Yes, Dentoarm, I am desperately wanting to set up the HS-80 flywheel in the correct "mirror image" position. Initially I had to set it in the less-than-ideal position due to WAF issues. However, I think I've figured out a way to juggle all my components in my cabinet to allow the mirror image positioning and I will report back once this is completed.
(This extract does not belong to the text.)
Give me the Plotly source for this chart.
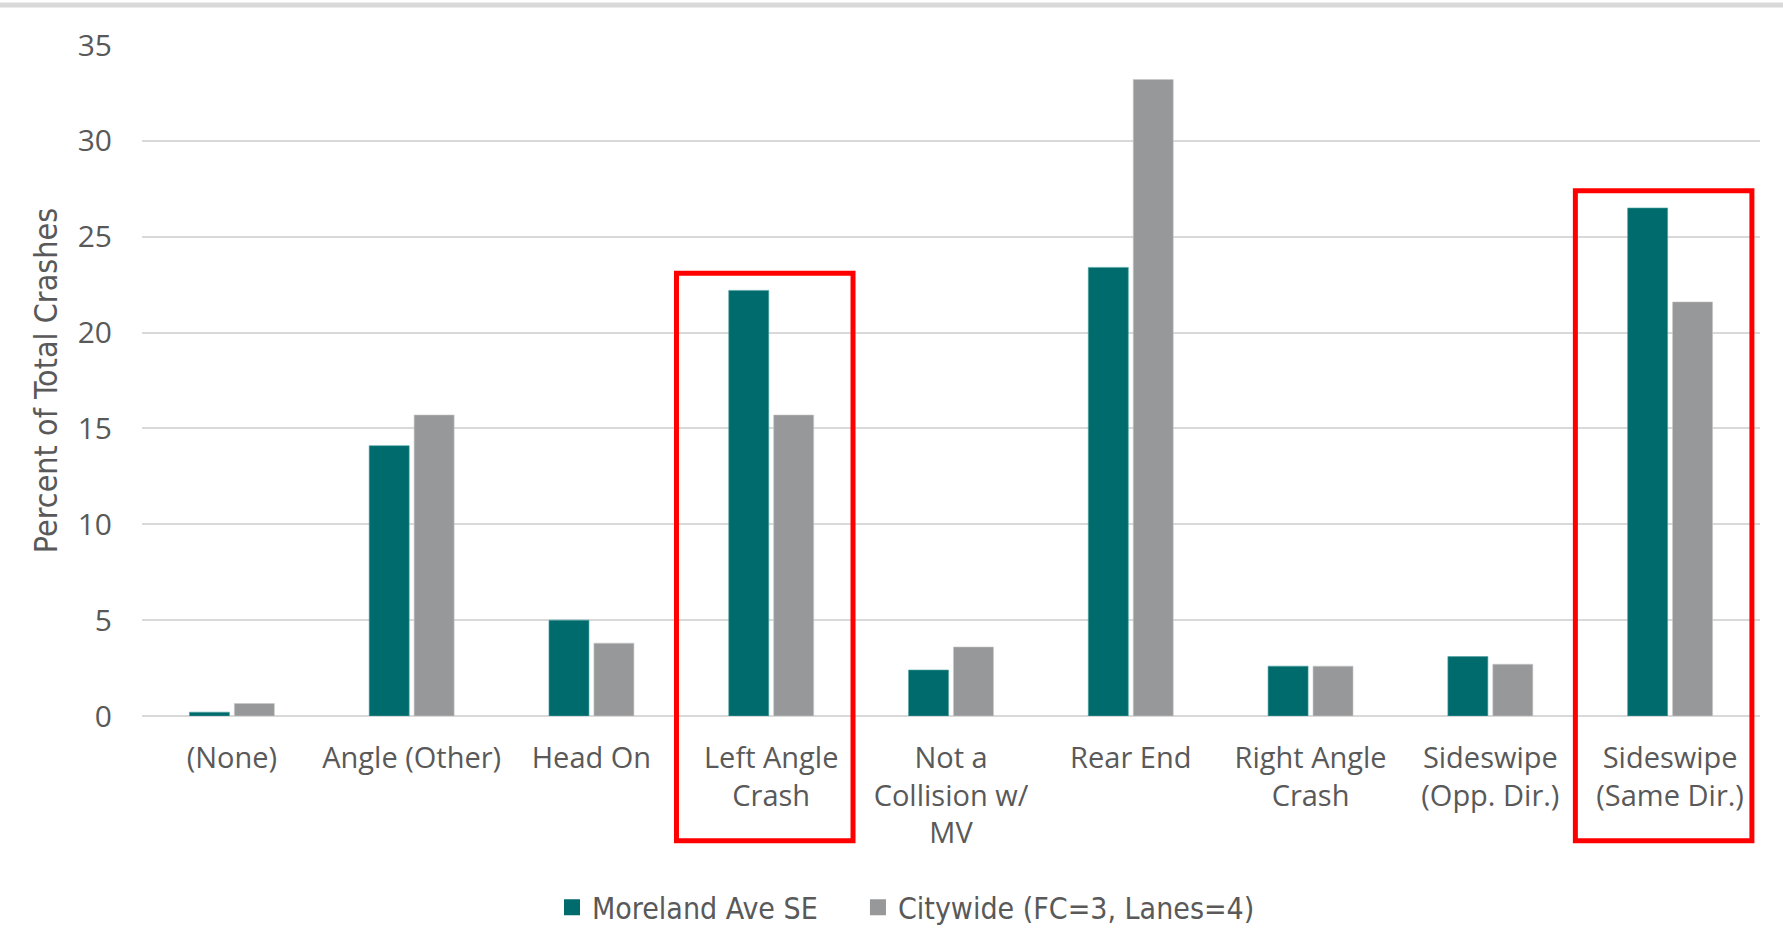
import plotly.graph_objects as go

categories = ["(None)", "Angle (Other)", "Head On", "Left Angle<br>Crash",
              "Not a<br>Collision w/<br>MV", "Rear End", "Right Angle<br>Crash",
              "Sideswipe<br>(Opp. Dir.)", "Sideswipe<br>(Same Dir.)"]
moreland = [0.2, 14.1, 5.0, 22.2, 2.4, 23.4, 2.6, 3.1, 26.5]
citywide = [0.65, 15.7, 3.8, 15.7, 3.6, 33.2, 2.6, 2.7, 21.6]
series_names = ["Moreland Ave SE", "Citywide (FC=3, Lanes=4)"]
highlight_idx = [3, 8]
y_ticks = [0, 5, 10, 15, 20, 25, 30, 35]

TEAL = "#006B6C"
GRAY = "#979899"
TXT = "#595959"
GRID = "#D9D9D9"
NARROW = "Liberation Sans Narrow, DejaVu Sans Condensed"

fig = go.Figure()
x_idx = list(range(len(categories)))
fig.add_trace(go.Bar(x=x_idx, y=moreland, name=series_names[0], showlegend=False,
                     marker=dict(color=TEAL, line=dict(color="#4FA3A3", width=0.6))))
fig.add_trace(go.Bar(x=x_idx, y=citywide, name=series_names[1], showlegend=False,
                     marker=dict(color=GRAY, line=dict(color="#C8C8C8", width=0.6))))
# legend entries with larger square swatches, each in its own legend for spacing
for name, col, lg in zip(series_names, [TEAL, GRAY], ["legend", "legend2"]):
    fig.add_trace(go.Scatter(x=[None], y=[None], mode="markers", name=name, legend=lg,
                             marker=dict(symbol="square", size=22, color=col)))

shapes = []
n = len(categories)
for i in highlight_idx:
    top = max(moreland[i], citywide[i]) + 0.9
    shapes.append(dict(type="rect", xref="x domain", yref="y domain",
                       x0=i / n - 0.003, x1=(i + 1) / n - 0.005,
                       y0=-0.186, y1=top / 35,
                       line=dict(color="#FF0000", width=5), layer="above"))
# top border line
shapes.append(dict(type="line", xref="paper", yref="paper", x0=-0.1, x1=1.02,
                   y0=1.0597, y1=1.0597, line=dict(color=GRID, width=5)))

legend_common = dict(orientation="h", xanchor="left", y=-0.285, yanchor="middle",
                     font=dict(family=NARROW, size=30, color=TXT), itemwidth=30)

fig.update_layout(
    width=1783, height=928,
    margin=dict(l=142, r=23, t=45, b=212, autoexpand=False),
    paper_bgcolor="white", plot_bgcolor="white",
    barmode="group", bargap=0.5, bargroupgap=0.11,
    font=dict(family="Open Sans", color=TXT, size=28),
    showlegend=True,
    legend=dict(x=0.2534, **legend_common),
    legend2=dict(x=0.4425, **legend_common),
    shapes=shapes,
)
fig.update_xaxes(tickmode="array", tickvals=x_idx, ticktext=categories, automargin=False,
                 range=[-0.5, n - 0.5], showgrid=False, showline=False, ticks="",
                 tickfont=dict(size=29, color=TXT), ticklabelstandoff=22, tickangle=0)
fig.update_yaxes(range=[0, 35], tickvals=y_ticks, showgrid=True, gridcolor=GRID, gridwidth=2,
                 automargin=False,
                 zeroline=True, zerolinecolor=GRID, zerolinewidth=2, showline=False, ticks="",
                 tickfont=dict(size=30, color=TXT), ticklabelstandoff=29,
                 title=dict(text="Percent of Total Crashes", standoff=10,
                            font=dict(family=NARROW, size=32, color=TXT)))

fig.write_html("out.html", config={"displayModeBar": False},
               post_script="document.body.style.margin='0';")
Many thanks to all contributors to this thread. FWIW, I have just received a new Alpha power supply, two motors, and a variety of belts for my Final Tool from Otto, the new proprietor of Acoustic Signature. After I install a Triplanar VII and ZYX Universe on it, I will do some serious 1 vs. 2 motor comparisons, and report back. By the way, I'm going to start a new thread about this, but I can't say enough good about Otto - I had given up hope of ever getting my Final Tool working again, but Otto has really come through.
will do some serious 1 vs. 2 motor comparisons, and report back.
Unfortunately, it will show nothing new, because you don't know, how good these motors really are.
That's why multi motors from same manufacturer always sound different to single motor. When they have flaws, it is not so obvious. They compensate each other.
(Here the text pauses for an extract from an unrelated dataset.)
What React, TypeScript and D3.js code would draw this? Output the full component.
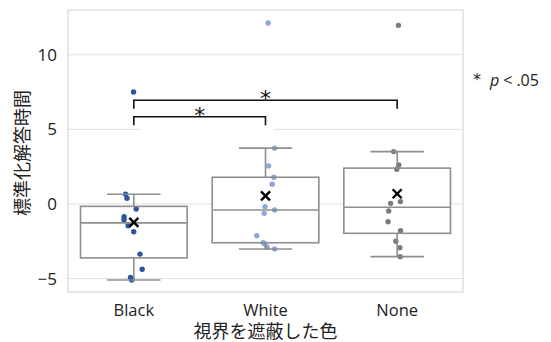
import React from "react";
import * as d3 from "d3";

const categories = ["Black", "White", "None"];
const blackValues = [7.5, 0.65, 0.38, -0.34, -0.85, -1.07, -1.46, -1.86, -3.36, -4.38, -4.92, -5.1];
const whiteValues = [12.13, 3.74, 2.55, 1.79, 1.32, -0.18, -0.4, -0.63, -2.13, -2.6, -2.68, -2.9, -3.02];
const noneValues = [11.97, 3.51, 2.62, 2.33, 0.16, 0.04, -0.47, -1.19, -1.79, -2.5, -2.93, -3.53];
const seriesValues = [blackValues, whiteValues, noneValues];
const pointColors = ["#2d54a1", "#8da7d8", "#7a7a7a"];
const yTicks = [-5, 0, 5, 10];
const yDomain = [-5.9, 13.0];
const comparisons = [
  { from: "Black", to: "None", level: 0 },
  { from: "Black", to: "White", level: 1 },
];
const yLabel = "標準化解答時間";
const xLabel = "視界を遮蔽した色";

const W = 551, H = 342;
const M = { left: 68, right: 463, top: 10, bottom: 292 };
const FONT = "'Noto Sans CJK JP', 'Noto Sans', sans-serif";
const LATIN = "'Open Sans', 'Noto Sans', sans-serif";

function stats(vals: number[]) {
  const s = [...vals].sort(d3.ascending);
  const q1 = d3.quantile(s, 0.25)!;
  const med = d3.quantile(s, 0.5)!;
  const q3 = d3.quantile(s, 0.75)!;
  const iqr = q3 - q1;
  const lo = s.find((v) => v >= q1 - 1.5 * iqr)!;
  const hi = [...s].reverse().find((v) => v <= q3 + 1.5 * iqr)!;
  return { q1, med, q3, lo, hi, mean: d3.mean(s)! };
}

export default function App() {
  const x = d3.scaleBand<string>().domain(categories).range([M.left, M.right]).padding(0);
  const y = d3.scaleLinear().domain(yDomain).range([M.bottom, M.top]);
  const bw = x.bandwidth();
  const boxW = bw * 0.81;
  const capW = boxW / 2;
  const rng = d3.randomUniform.source(d3.randomLcg(0.37))(-0.075 * bw, 0.075 * bw);

  const groups = categories.map((c, i) => {
    const cx = x(c)! + bw / 2;
    const st = stats(seriesValues[i]);
    const pts = seriesValues[i].map((v) => ({ v, dx: rng() }));
    return { c, cx, st, pts, color: pointColors[i] };
  });

  const boxStroke = "#8a8a8a";
  const lev = [y(6.95), y(5.85)];

  return (
    <svg width={W} height={H} style={{ position: "absolute", left: 0, top: 0, background: "#fff" }} fontFamily={FONT}>
      {/* grid */}
      {yTicks.map((t) => (
        <line key={t} x1={M.left} x2={M.right} y1={y(t)} y2={y(t)} stroke="#e0e0e0" strokeWidth={1} />
      ))}
      <rect x={M.left} y={M.top} width={M.right - M.left} height={M.bottom - M.top} fill="none" stroke="#d0d0d0" strokeWidth={1} />
      {/* tick labels */}
      {yTicks.map((t) => (
        <text key={t} x={57} y={y(t) + 6} textAnchor="end" fontSize={17} fill="#222" fontFamily={LATIN}>
          {t < 0 ? `−${Math.abs(t)}` : t}
        </text>
      ))}
      {categories.map((c) => (
        <text key={c} x={x(c)! + bw / 2} y={315.5} textAnchor="middle" fontSize={16.5} fill="#222" fontFamily={LATIN}>
          {c}
        </text>
      ))}
      <text x={(M.left + M.right) / 2} y={338} textAnchor="middle" fontSize={18} fill="#222">
        {xLabel}
      </text>
      <text transform={`translate(29,${(M.top + M.bottom) / 2 + 2}) rotate(-90)`} textAnchor="middle" fontSize={18} fill="#222">
        {yLabel}
      </text>
      {/* boxes fill */}
      {groups.map((g) => (
        <rect key={g.c + "f"} x={g.cx - boxW / 2} y={y(g.st.q3)} width={boxW} height={y(g.st.q1) - y(g.st.q3)} fill="#fff" />
      ))}
      {/* points */}
      {groups.map((g) =>
        g.pts.map((p, j) => (
          <circle key={g.c + j} cx={g.cx + p.dx} cy={y(p.v)} r={2.7} fill={g.color} />
        ))
      )}
      {/* box strokes */}
      {groups.map((g) => (
        <g key={g.c + "b"} stroke={boxStroke} strokeWidth={1.6} fill="none" opacity={0.95}>
          <rect x={g.cx - boxW / 2} y={y(g.st.q3)} width={boxW} height={y(g.st.q1) - y(g.st.q3)} />
          <line x1={g.cx - boxW / 2} x2={g.cx + boxW / 2} y1={y(g.st.med)} y2={y(g.st.med)} />
          <line x1={g.cx} x2={g.cx} y1={y(g.st.q3)} y2={y(g.st.hi)} />
          <line x1={g.cx} x2={g.cx} y1={y(g.st.q1)} y2={y(g.st.lo)} />
          <line x1={g.cx - capW / 2} x2={g.cx + capW / 2} y1={y(g.st.hi)} y2={y(g.st.hi)} />
          <line x1={g.cx - capW / 2} x2={g.cx + capW / 2} y1={y(g.st.lo)} y2={y(g.st.lo)} />
        </g>
      ))}
      {/* means */}
      {groups.map((g) => {
        const my = y(g.st.mean);
        const s = 4.5;
        return (
          <g key={g.c + "m"} stroke="#000" strokeWidth={2.4}>
            <line x1={g.cx - s} x2={g.cx + s} y1={my - s} y2={my + s} />
            <line x1={g.cx - s} x2={g.cx + s} y1={my + s} y2={my - s} />
          </g>
        );
      })}
      {/* significance brackets */}
      {comparisons.map((cmp) => {
        const x1 = x(cmp.from)! + bw / 2;
        const x2 = x(cmp.to)! + bw / 2;
        const ly = lev[cmp.level];
        return (
          <g key={cmp.from + cmp.to}>
            {cmp.level === 1 && <rect x={x1 + 6} y={ly - 12} width={x2 - x1 + 3} height={y(5) - ly + 14} fill="#fff" />}
            <path d={`M${x1},${ly + 8.5}V${ly}H${x2}V${ly + 8.5}`} fill="none" stroke="#111" strokeWidth={1.6} />
            <text x={(x1 + x2) / 2} y={ly + 6} textAnchor="middle" fontSize={22} fill="#111" fontFamily="'DejaVu Sans', sans-serif">*</text>
          </g>
        );
      })}
      {/* note */}
      <text x={473} y={86} fontSize={16} fill="#222" fontFamily={LATIN}>
        <tspan fontFamily="'DejaVu Sans', sans-serif" fontSize={16} dy={-1}>*</tspan>
        <tspan dx={9} dy={1} fontStyle="italic">p</tspan>
        <tspan dx={4}>&lt;</tspan>
        <tspan dx={4}>.05</tspan>
      </text>
    </svg>
  );
}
A real comparison would be, to use a real good motor as comparison (for example from Micro Seiki..)
In Germany I know a few who replaced- for example - the Raven motors, no matter how much (1 or 2...) with really high quality industrial motors and they told me, THAT is an real improvement....
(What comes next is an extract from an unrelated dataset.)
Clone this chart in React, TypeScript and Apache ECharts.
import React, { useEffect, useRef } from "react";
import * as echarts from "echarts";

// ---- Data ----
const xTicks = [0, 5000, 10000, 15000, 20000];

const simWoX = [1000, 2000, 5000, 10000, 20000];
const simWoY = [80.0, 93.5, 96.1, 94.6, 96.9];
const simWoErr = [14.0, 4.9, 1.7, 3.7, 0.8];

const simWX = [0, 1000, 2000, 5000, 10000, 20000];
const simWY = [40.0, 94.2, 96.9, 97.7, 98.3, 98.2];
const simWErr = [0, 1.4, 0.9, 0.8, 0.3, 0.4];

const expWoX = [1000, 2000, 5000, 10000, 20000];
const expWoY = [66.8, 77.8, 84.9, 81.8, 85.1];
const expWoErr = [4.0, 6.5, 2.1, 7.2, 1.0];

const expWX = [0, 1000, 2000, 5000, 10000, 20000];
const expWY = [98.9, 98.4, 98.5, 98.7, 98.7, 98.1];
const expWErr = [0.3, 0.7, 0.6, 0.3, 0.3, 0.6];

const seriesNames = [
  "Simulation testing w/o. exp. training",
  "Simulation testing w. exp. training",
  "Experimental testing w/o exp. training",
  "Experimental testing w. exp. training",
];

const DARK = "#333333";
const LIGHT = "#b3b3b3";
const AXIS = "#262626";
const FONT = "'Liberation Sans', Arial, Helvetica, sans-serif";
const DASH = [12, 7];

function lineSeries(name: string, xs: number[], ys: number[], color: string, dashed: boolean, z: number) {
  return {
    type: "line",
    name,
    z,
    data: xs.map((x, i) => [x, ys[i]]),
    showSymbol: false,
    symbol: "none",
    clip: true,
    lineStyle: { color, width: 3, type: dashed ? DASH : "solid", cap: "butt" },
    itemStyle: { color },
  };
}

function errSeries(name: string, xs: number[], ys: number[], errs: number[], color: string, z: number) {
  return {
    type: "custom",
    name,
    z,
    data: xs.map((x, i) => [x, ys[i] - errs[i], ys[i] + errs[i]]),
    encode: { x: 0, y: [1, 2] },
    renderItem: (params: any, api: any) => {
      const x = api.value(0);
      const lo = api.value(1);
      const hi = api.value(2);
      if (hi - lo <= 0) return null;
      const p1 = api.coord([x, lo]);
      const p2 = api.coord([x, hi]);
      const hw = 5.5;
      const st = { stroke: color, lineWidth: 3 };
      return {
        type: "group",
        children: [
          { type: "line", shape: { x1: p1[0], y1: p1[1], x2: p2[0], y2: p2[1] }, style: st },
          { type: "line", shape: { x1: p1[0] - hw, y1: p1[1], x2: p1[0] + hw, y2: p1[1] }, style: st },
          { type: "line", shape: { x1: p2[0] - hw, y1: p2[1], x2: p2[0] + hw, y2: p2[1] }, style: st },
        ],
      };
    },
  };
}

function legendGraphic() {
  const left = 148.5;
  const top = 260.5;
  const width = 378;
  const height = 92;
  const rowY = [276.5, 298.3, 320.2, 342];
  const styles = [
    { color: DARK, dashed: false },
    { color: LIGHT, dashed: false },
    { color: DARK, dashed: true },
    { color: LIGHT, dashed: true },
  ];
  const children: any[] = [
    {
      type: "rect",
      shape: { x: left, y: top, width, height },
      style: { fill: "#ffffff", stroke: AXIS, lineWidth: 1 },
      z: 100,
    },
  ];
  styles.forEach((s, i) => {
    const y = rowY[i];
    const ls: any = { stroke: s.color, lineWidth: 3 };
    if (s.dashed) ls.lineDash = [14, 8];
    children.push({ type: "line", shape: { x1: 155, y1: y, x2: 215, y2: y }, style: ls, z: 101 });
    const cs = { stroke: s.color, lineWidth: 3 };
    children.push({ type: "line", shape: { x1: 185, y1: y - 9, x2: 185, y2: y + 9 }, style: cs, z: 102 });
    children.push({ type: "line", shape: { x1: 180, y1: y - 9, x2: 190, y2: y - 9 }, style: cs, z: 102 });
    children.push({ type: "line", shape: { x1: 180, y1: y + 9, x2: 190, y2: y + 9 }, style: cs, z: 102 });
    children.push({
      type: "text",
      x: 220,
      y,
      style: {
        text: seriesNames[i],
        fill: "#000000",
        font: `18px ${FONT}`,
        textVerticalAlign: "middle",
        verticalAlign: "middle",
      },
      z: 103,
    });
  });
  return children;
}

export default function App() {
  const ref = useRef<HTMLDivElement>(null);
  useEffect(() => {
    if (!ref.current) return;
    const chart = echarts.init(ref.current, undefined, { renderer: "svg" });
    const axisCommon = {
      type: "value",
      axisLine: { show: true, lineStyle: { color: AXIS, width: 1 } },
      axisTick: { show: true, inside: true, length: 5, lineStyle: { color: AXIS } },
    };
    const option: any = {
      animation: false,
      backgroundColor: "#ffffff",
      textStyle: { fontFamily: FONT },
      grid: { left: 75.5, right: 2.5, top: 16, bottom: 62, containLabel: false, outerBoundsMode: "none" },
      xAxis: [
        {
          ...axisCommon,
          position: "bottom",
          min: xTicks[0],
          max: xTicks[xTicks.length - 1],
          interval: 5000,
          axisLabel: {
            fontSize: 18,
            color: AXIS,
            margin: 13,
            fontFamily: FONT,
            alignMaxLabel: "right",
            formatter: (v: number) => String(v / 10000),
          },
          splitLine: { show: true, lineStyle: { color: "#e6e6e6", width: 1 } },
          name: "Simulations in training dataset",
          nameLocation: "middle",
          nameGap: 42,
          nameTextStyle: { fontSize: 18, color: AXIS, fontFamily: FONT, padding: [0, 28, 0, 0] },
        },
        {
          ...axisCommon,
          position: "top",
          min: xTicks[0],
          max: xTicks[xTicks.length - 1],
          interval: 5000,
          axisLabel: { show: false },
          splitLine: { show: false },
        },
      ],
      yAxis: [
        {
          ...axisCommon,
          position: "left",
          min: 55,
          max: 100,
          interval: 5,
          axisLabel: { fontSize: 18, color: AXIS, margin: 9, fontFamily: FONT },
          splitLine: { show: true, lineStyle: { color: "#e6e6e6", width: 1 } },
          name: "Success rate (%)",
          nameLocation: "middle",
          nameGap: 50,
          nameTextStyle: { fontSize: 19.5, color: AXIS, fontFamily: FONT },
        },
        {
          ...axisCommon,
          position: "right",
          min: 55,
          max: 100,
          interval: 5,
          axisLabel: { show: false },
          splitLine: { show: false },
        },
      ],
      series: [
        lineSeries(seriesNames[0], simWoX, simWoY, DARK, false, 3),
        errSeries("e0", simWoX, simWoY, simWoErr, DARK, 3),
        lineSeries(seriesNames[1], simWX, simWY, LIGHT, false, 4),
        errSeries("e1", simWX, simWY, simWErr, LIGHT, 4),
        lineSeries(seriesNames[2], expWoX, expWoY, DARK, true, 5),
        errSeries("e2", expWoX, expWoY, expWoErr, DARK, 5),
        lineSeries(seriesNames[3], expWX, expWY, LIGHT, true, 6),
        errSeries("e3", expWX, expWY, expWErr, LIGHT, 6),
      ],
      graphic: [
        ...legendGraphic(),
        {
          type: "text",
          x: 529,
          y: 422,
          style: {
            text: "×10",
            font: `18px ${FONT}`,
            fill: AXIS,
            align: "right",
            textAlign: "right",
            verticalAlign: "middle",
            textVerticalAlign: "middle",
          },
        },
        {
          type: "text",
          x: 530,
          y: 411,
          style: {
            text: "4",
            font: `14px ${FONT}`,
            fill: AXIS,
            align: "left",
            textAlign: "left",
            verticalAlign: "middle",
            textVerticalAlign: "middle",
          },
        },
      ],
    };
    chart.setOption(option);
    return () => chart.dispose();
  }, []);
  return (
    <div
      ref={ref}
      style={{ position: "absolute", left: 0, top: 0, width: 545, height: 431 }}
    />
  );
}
Do you know the details (models, sources)on any industrial motors that were used successfully? That would be great to try. May even cost less if they're not originally intended for audio!
Hi Klinerm,
not really, some use the big motor from Micro Seiki, some have DIY motors (but very professionally made because they know some technicians) and one gave the Raven motors to a factory, they used the housing to implement their own design.
But even that Raven will be on sale the next time, the owner has some other turntables and will let it go, even with improved motors.
A - real - good turntable design is not so easy in our modern time, I guess.
No wonder, digital became such huge acceptance.
Well, I guess I'm going to finish up my own thread. I've now had the opportunity to listen to my Final Tool through a quite high end system with 1, 2, & 3 motors for a few weeks, and it's in my opinion a no-brainer that 1 motor sounds best. Of course, this finding probably will not generalize to all turntables on the market.
From my experience, having had only one 1 motor and then upgrading to 3 later on with my Transrotor turntable, I think the merits are both from what the designer puts and what the customer wants. I decided to go with a 3 motor setup after upgrading to a 80MM platter which was twice as heavy as the other stock 40MM platter that was on before. I wanted to go this route because I wanted to add extra torque capacity at startup to enable to platter to spin-up to speed from a cold start. With one motor and one belt, it took some time and it was noticeable, with the heavy platter upgrade, the manufacturer suggested the 3 motor route...the motors did not change, I mean it was the same motor either with one or 3 motors, but there is no noise at all, and the Transrotor speed controller allows me to monitor the variances in speed and make on the fly changes as needed in case I need to.

I know some state that a high torque motor is capable of driving a heavy platter with no problem but the Transrotor motors, I am not sure who makes these are so quiet and work great for me and I am not sure if they are high torque or not. That is where the ultimate decision lies, what works for you as a customer, it is your decision based on your own parameters. Good luck.

That is where the ultimate decision lies, what works for you as a customer, it is your decision based on your own parameters.

Absolutely. We all have different ideas on what we can or cannot live with. I.e., start up is not an issue for me since I have come to prefer leaving my table running during an entire session. I get off on details of the music so I prefer the resolution of a single motor with tape belt. But I do admit that there are many multi-motor setups I have not heard. FWIW.

I would suspect that a multi-motor solution from the turntable manufacturer would give the best results with such a configuration. Adapting across lines can get tricky, but it is certainly possible.